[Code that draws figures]

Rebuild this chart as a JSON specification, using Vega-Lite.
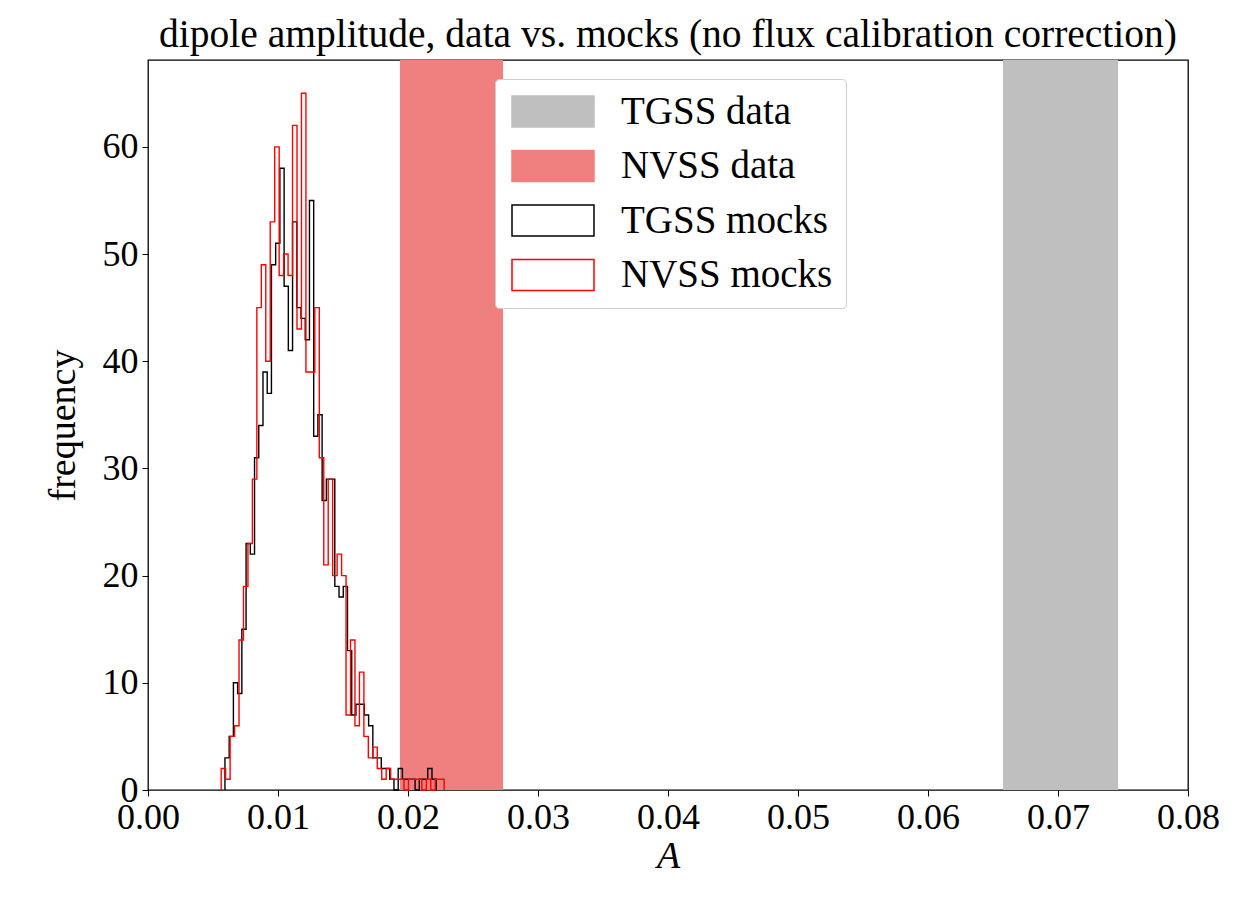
{
  "$schema": "https://vega.github.io/schema/vega-lite/v6.json",
  "width": 1040,
  "height": 730,
  "autosize": {"type": "none"},
  "padding": {"left": 148, "top": 60, "right": 55, "bottom": 111},
  "background": "white",
  "title": {"text": "dipole amplitude, data vs. mocks (no flux calibration correction)", "font": "Liberation Serif", "fontSize": 39.5, "fontWeight": "normal", "color": "black", "offset": 5, "anchor": "middle"},
  "config": {
    "view": {"stroke": "#000000", "strokeWidth": 1.3},
    "axis": {"labelFont": "Liberation Serif", "labelFontSize": 36, "labelColor": "black", "tickColor": "black", "tickSize": 6, "tickWidth": 1, "domain": false, "grid": false, "titleFont": "Liberation Serif", "titleFontSize": 38, "titleFontWeight": "normal", "titleColor": "black", "labelPadding": 4, "labelFlush": false, "labelOverlap": false},
    "legend": {
      "title": null, "orient": "none", "legendX": 347, "legendY": 19,
      "symbolType": "M-1,-1H4.29V1H-1Z", "symbolSize": 961, "symbolStrokeWidth": 1.5,
      "labelFont": "Liberation Serif", "labelFontSize": 39, "labelColor": "black", "labelOffset": 74, "labelLimit": 400,
      "rowPadding": 14.5, "padding": 13, "fillColor": "white", "strokeColor": "#cccccc", "cornerRadius": 4
    }
  },
  "datasets": {
    "bands": [
      {"label": "NVSS data", "lo": 0.01938, "hi": 0.02731},
      {"label": "TGSS data", "lo": 0.06577, "hi": 0.07462}
    ],
    "mocks": [
      {"series": "NVSS mocks", "k": 0, "A": 0.005630, "n": 0},
      {"series": "NVSS mocks", "k": 1, "A": 0.005630, "n": 2},
      {"series": "NVSS mocks", "k": 2, "A": 0.005973, "n": 1},
      {"series": "NVSS mocks", "k": 3, "A": 0.006316, "n": 5},
      {"series": "NVSS mocks", "k": 4, "A": 0.006659, "n": 6},
      {"series": "NVSS mocks", "k": 5, "A": 0.007002, "n": 14},
      {"series": "NVSS mocks", "k": 6, "A": 0.007345, "n": 19},
      {"series": "NVSS mocks", "k": 7, "A": 0.007688, "n": 23},
      {"series": "NVSS mocks", "k": 8, "A": 0.008031, "n": 29},
      {"series": "NVSS mocks", "k": 9, "A": 0.008374, "n": 45},
      {"series": "NVSS mocks", "k": 10, "A": 0.008717, "n": 49},
      {"series": "NVSS mocks", "k": 11, "A": 0.009060, "n": 40},
      {"series": "NVSS mocks", "k": 12, "A": 0.009403, "n": 53},
      {"series": "NVSS mocks", "k": 13, "A": 0.009746, "n": 60},
      {"series": "NVSS mocks", "k": 14, "A": 0.010089, "n": 48},
      {"series": "NVSS mocks", "k": 15, "A": 0.010432, "n": 50},
      {"series": "NVSS mocks", "k": 16, "A": 0.010775, "n": 48},
      {"series": "NVSS mocks", "k": 17, "A": 0.011118, "n": 62},
      {"series": "NVSS mocks", "k": 18, "A": 0.011461, "n": 43},
      {"series": "NVSS mocks", "k": 19, "A": 0.011804, "n": 65},
      {"series": "NVSS mocks", "k": 20, "A": 0.012147, "n": 39},
      {"series": "NVSS mocks", "k": 21, "A": 0.012490, "n": 39},
      {"series": "NVSS mocks", "k": 22, "A": 0.012833, "n": 45},
      {"series": "NVSS mocks", "k": 23, "A": 0.013176, "n": 31},
      {"series": "NVSS mocks", "k": 24, "A": 0.013519, "n": 21},
      {"series": "NVSS mocks", "k": 25, "A": 0.013862, "n": 29},
      {"series": "NVSS mocks", "k": 26, "A": 0.014205, "n": 20},
      {"series": "NVSS mocks", "k": 27, "A": 0.014548, "n": 22},
      {"series": "NVSS mocks", "k": 28, "A": 0.014891, "n": 20},
      {"series": "NVSS mocks", "k": 29, "A": 0.015234, "n": 7},
      {"series": "NVSS mocks", "k": 30, "A": 0.015577, "n": 14},
      {"series": "NVSS mocks", "k": 31, "A": 0.015920, "n": 6},
      {"series": "NVSS mocks", "k": 32, "A": 0.016263, "n": 11},
      {"series": "NVSS mocks", "k": 33, "A": 0.016606, "n": 5},
      {"series": "NVSS mocks", "k": 34, "A": 0.016949, "n": 3},
      {"series": "NVSS mocks", "k": 35, "A": 0.017292, "n": 4},
      {"series": "NVSS mocks", "k": 36, "A": 0.017635, "n": 2},
      {"series": "NVSS mocks", "k": 37, "A": 0.017978, "n": 1},
      {"series": "NVSS mocks", "k": 38, "A": 0.018321, "n": 2},
      {"series": "NVSS mocks", "k": 39, "A": 0.018664, "n": 1},
      {"series": "NVSS mocks", "k": 40, "A": 0.019007, "n": 1},
      {"series": "NVSS mocks", "k": 41, "A": 0.019350, "n": 1},
      {"series": "NVSS mocks", "k": 42, "A": 0.019693, "n": 0},
      {"series": "NVSS mocks", "k": 43, "A": 0.020036, "n": 1},
      {"series": "NVSS mocks", "k": 44, "A": 0.020379, "n": 1},
      {"series": "NVSS mocks", "k": 45, "A": 0.020722, "n": 1},
      {"series": "NVSS mocks", "k": 46, "A": 0.021065, "n": 0},
      {"series": "NVSS mocks", "k": 47, "A": 0.021408, "n": 1},
      {"series": "NVSS mocks", "k": 48, "A": 0.021751, "n": 0},
      {"series": "NVSS mocks", "k": 49, "A": 0.022094, "n": 1},
      {"series": "NVSS mocks", "k": 50, "A": 0.022437, "n": 1},
      {"series": "NVSS mocks", "k": 51, "A": 0.022780, "n": 0},
      {"series": "TGSS mocks", "k": 0, "A": 0.005920, "n": 0},
      {"series": "TGSS mocks", "k": 1, "A": 0.005920, "n": 3},
      {"series": "TGSS mocks", "k": 2, "A": 0.006245, "n": 5},
      {"series": "TGSS mocks", "k": 3, "A": 0.006570, "n": 10},
      {"series": "TGSS mocks", "k": 4, "A": 0.006895, "n": 9},
      {"series": "TGSS mocks", "k": 5, "A": 0.007220, "n": 15},
      {"series": "TGSS mocks", "k": 6, "A": 0.007545, "n": 23},
      {"series": "TGSS mocks", "k": 7, "A": 0.007870, "n": 22},
      {"series": "TGSS mocks", "k": 8, "A": 0.008195, "n": 31},
      {"series": "TGSS mocks", "k": 9, "A": 0.008520, "n": 34},
      {"series": "TGSS mocks", "k": 10, "A": 0.008845, "n": 39},
      {"series": "TGSS mocks", "k": 11, "A": 0.009170, "n": 37},
      {"series": "TGSS mocks", "k": 12, "A": 0.009495, "n": 49},
      {"series": "TGSS mocks", "k": 13, "A": 0.009820, "n": 51},
      {"series": "TGSS mocks", "k": 14, "A": 0.010145, "n": 58},
      {"series": "TGSS mocks", "k": 15, "A": 0.010470, "n": 47},
      {"series": "TGSS mocks", "k": 16, "A": 0.010795, "n": 41},
      {"series": "TGSS mocks", "k": 17, "A": 0.011120, "n": 53},
      {"series": "TGSS mocks", "k": 18, "A": 0.011445, "n": 45},
      {"series": "TGSS mocks", "k": 19, "A": 0.011770, "n": 44},
      {"series": "TGSS mocks", "k": 20, "A": 0.012095, "n": 42},
      {"series": "TGSS mocks", "k": 21, "A": 0.012420, "n": 55},
      {"series": "TGSS mocks", "k": 22, "A": 0.012745, "n": 33},
      {"series": "TGSS mocks", "k": 23, "A": 0.013070, "n": 35},
      {"series": "TGSS mocks", "k": 24, "A": 0.013395, "n": 27},
      {"series": "TGSS mocks", "k": 25, "A": 0.013720, "n": 29},
      {"series": "TGSS mocks", "k": 26, "A": 0.014045, "n": 29},
      {"series": "TGSS mocks", "k": 27, "A": 0.014370, "n": 19},
      {"series": "TGSS mocks", "k": 28, "A": 0.014695, "n": 18},
      {"series": "TGSS mocks", "k": 29, "A": 0.015020, "n": 19},
      {"series": "TGSS mocks", "k": 30, "A": 0.015345, "n": 13},
      {"series": "TGSS mocks", "k": 31, "A": 0.015670, "n": 7},
      {"series": "TGSS mocks", "k": 32, "A": 0.015995, "n": 8},
      {"series": "TGSS mocks", "k": 33, "A": 0.016320, "n": 8},
      {"series": "TGSS mocks", "k": 34, "A": 0.016645, "n": 7},
      {"series": "TGSS mocks", "k": 35, "A": 0.016970, "n": 6},
      {"series": "TGSS mocks", "k": 36, "A": 0.017295, "n": 3},
      {"series": "TGSS mocks", "k": 37, "A": 0.017620, "n": 3},
      {"series": "TGSS mocks", "k": 38, "A": 0.017945, "n": 2},
      {"series": "TGSS mocks", "k": 39, "A": 0.018270, "n": 2},
      {"series": "TGSS mocks", "k": 40, "A": 0.018595, "n": 1},
      {"series": "TGSS mocks", "k": 41, "A": 0.018920, "n": 0},
      {"series": "TGSS mocks", "k": 42, "A": 0.019245, "n": 2},
      {"series": "TGSS mocks", "k": 43, "A": 0.019570, "n": 1},
      {"series": "TGSS mocks", "k": 44, "A": 0.019895, "n": 1},
      {"series": "TGSS mocks", "k": 45, "A": 0.020220, "n": 1},
      {"series": "TGSS mocks", "k": 46, "A": 0.020545, "n": 0},
      {"series": "TGSS mocks", "k": 47, "A": 0.020870, "n": 1},
      {"series": "TGSS mocks", "k": 48, "A": 0.021195, "n": 1},
      {"series": "TGSS mocks", "k": 49, "A": 0.021520, "n": 2},
      {"series": "TGSS mocks", "k": 50, "A": 0.021845, "n": 1},
      {"series": "TGSS mocks", "k": 51, "A": 0.022170, "n": 0}
    ]
  },
  "layer": [
    {
      "data": {"name": "bands"},
      "mark": {"type": "rect"},
      "encoding": {
        "x": {"field": "lo", "type": "quantitative", "scale": {"domain": [0, 0.08], "nice": false, "zero": false}, "axis": {"values": [0, 0.01, 0.02, 0.03, 0.04, 0.05, 0.06, 0.07, 0.08], "format": ".2f", "title": "A", "titleFontStyle": "italic", "titlePadding": 2}},
        "x2": {"field": "hi"},
        "color": {
          "field": "label", "type": "nominal",
          "scale": {"domain": ["TGSS data", "NVSS data", "TGSS mocks", "NVSS mocks"], "range": ["#bfbfbf", "#f08080", "#000000", "#ff0000"]},
          "legend": {
            "encode": {"symbols": {"update": {
              "fillOpacity": {"signal": "indexof(datum.value, 'mocks') >= 0 ? 0 : 1"},
              "strokeOpacity": {"value": 1}
            }}}
          }
        }
      }
    },
    {
      "data": {"name": "mocks"},
      "transform": [{"filter": "datum.series == 'TGSS mocks'"}],
      "mark": {"type": "line", "interpolate": "step-after", "strokeWidth": 1.4},
      "encoding": {
        "x": {"field": "A", "type": "quantitative"},
        "y": {"field": "n", "type": "quantitative", "scale": {"domain": [0, 68.1], "nice": false}, "axis": {"values": [0, 10, 20, 30, 40, 50, 60], "title": "frequency", "titlePadding": 20}},
        "color": {"field": "series", "type": "nominal"},
        "order": {"field": "k", "type": "quantitative"}
      }
    },
    {
      "data": {"name": "mocks"},
      "transform": [{"filter": "datum.series == 'NVSS mocks'"}],
      "mark": {"type": "line", "interpolate": "step-after", "strokeWidth": 1.4},
      "encoding": {
        "x": {"field": "A", "type": "quantitative"},
        "y": {"field": "n", "type": "quantitative"},
        "color": {"field": "series", "type": "nominal"},
        "order": {"field": "k", "type": "quantitative"}
      }
    }
  ]
}
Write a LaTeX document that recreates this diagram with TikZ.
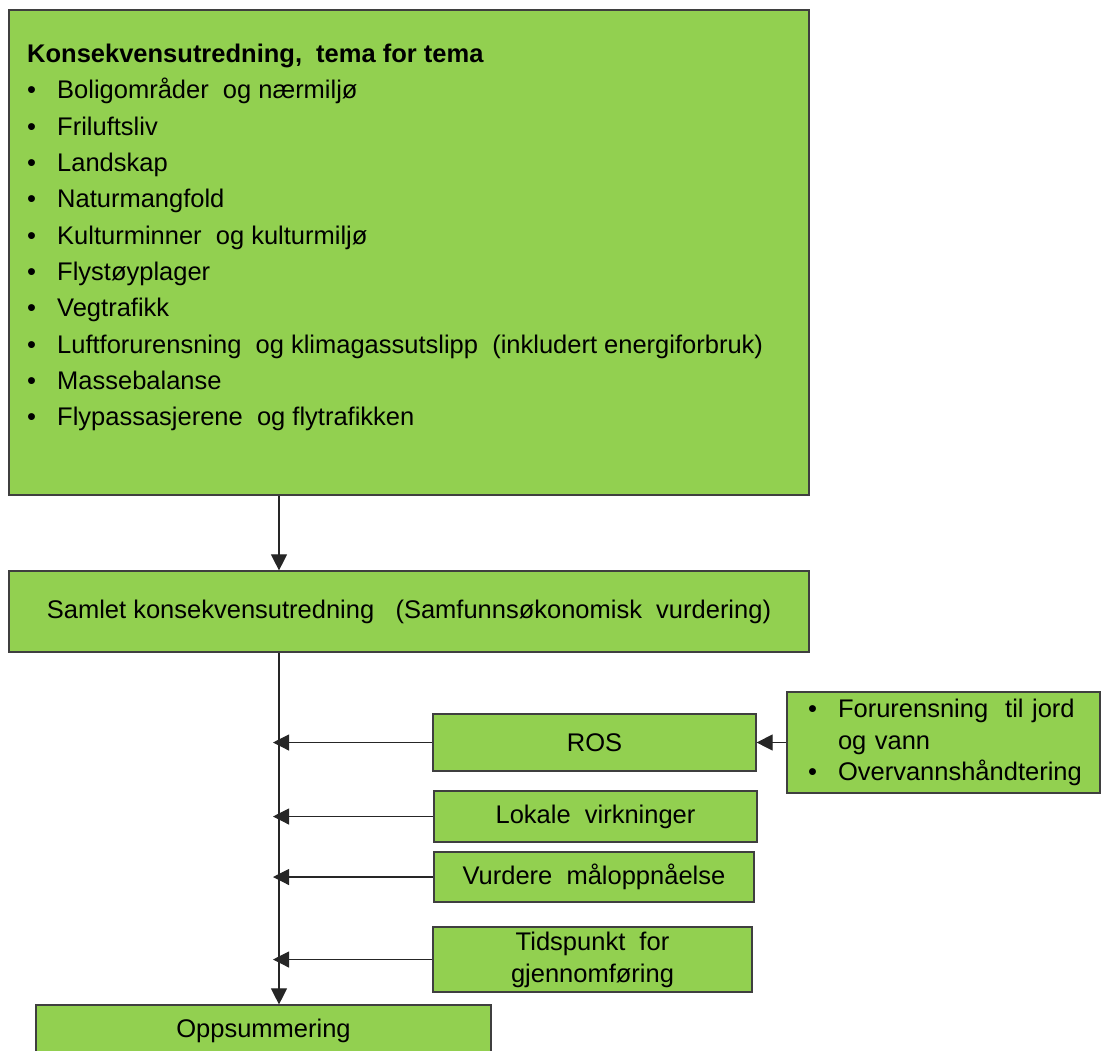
\documentclass[tikz,border=0pt]{standalone}
\usepackage{fontspec}
\setmainfont{Liberation Sans}
\usetikzlibrary{arrows.meta}
\definecolor{boxgreen}{HTML}{92D050}
\definecolor{boxline}{HTML}{3F3F3F}
\tikzset{
  greenbox/.style={rectangle,draw=boxline,line width=1.2pt,fill=boxgreen,inner sep=0pt,
    font=\fontsize{25.5}{32}\selectfont,align=center},
  arr/.style={draw=black!85,line width=1.1pt,-{Triangle[length=16pt,width=16pt]}}
}
\newcommand{\bul}{\makebox[30pt][l]{\textbullet}}
\begin{document}
\begin{tikzpicture}[x=1pt,y=-1pt]
  \useasboundingbox (0,0) rectangle (1102,1050);
  \node[greenbox,minimum width=800pt,minimum height=485pt] (tema) at (409,252.5) {};
  \node[anchor=north west,inner sep=0pt,align=left,font=\fontsize{25.5}{36.3}\selectfont] (temaliste) at (27,44)
    {\textbf{Konsekvensutredning,\ \ tema for tema}\\
     \bul Boligområder\ \ og nærmiljø\\
     \bul Friluftsliv\\
     \bul Landskap\\
     \bul Naturmangfold\\
     \bul Kulturminner\ \ og kulturmiljø\\
     \bul Flystøyplager\\
     \bul Vegtrafikk\\
     \bul Luftforurensning\ \ og klimagassutslipp\ \ (inkludert energiforbruk)\\
     \bul Massebalanse\\
     \bul Flypassasjerene\ \ og flytrafikken};
  \node[greenbox,minimum width=800pt,minimum height=81pt] (samlet) at (409,611.5)
    {Samlet konsekvensutredning\ \ \ (Samfunnsøkonomisk\ \ vurdering)};
  \node[greenbox,minimum width=323pt,minimum height=57pt] (ros) at (594.5,742.5) {ROS};
  \node[greenbox,minimum width=323pt,minimum height=51pt] (lokale) at (595.5,816.5) {Lokale\ \ virkninger};
  \node[greenbox,minimum width=320pt,minimum height=50pt] (maal) at (594,877) {Vurdere\ \ måloppnåelse};
  \node[greenbox,minimum width=319pt,minimum height=65pt] (tid) at (592.5,959.5) {Tidspunkt\ \ for\\gjennomføring};
  \node[greenbox,minimum width=455pt,minimum height=52pt] (opp) at (263.5,1031) {Oppsummering};
  \node[greenbox,minimum width=313pt,minimum height=101pt,text width=271pt,align=left,
        font=\fontsize{25.5}{31.5}\selectfont] (forur) at (943.5,742.5)
    {\bul Forurensning\ \ til jord\\\hspace*{30pt}og vann\\\bul Overvannshåndtering};
  \coordinate (spine) at (279,0);
  \coordinate (spinetip) at (273,0);
  \draw[arr] (spine |- tema.south) -- (spine |- samlet.north);
  \draw[arr] (spine |- samlet.south) -- (spine |- opp.north);
  \draw[arr] (ros.west) -- (ros.west -| spinetip);
  \draw[arr] (lokale.west) -- (lokale.west -| spinetip);
  \draw[arr] (maal.west) -- (maal.west -| spinetip);
  \draw[arr] (tid.west) -- (tid.west -| spinetip);
  \draw[arr] (forur.west) -- (ros.east);
\end{tikzpicture}
\end{document}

Short task: How many lines in the data contain the string "this"? Respond with the number only.

Expected output: 2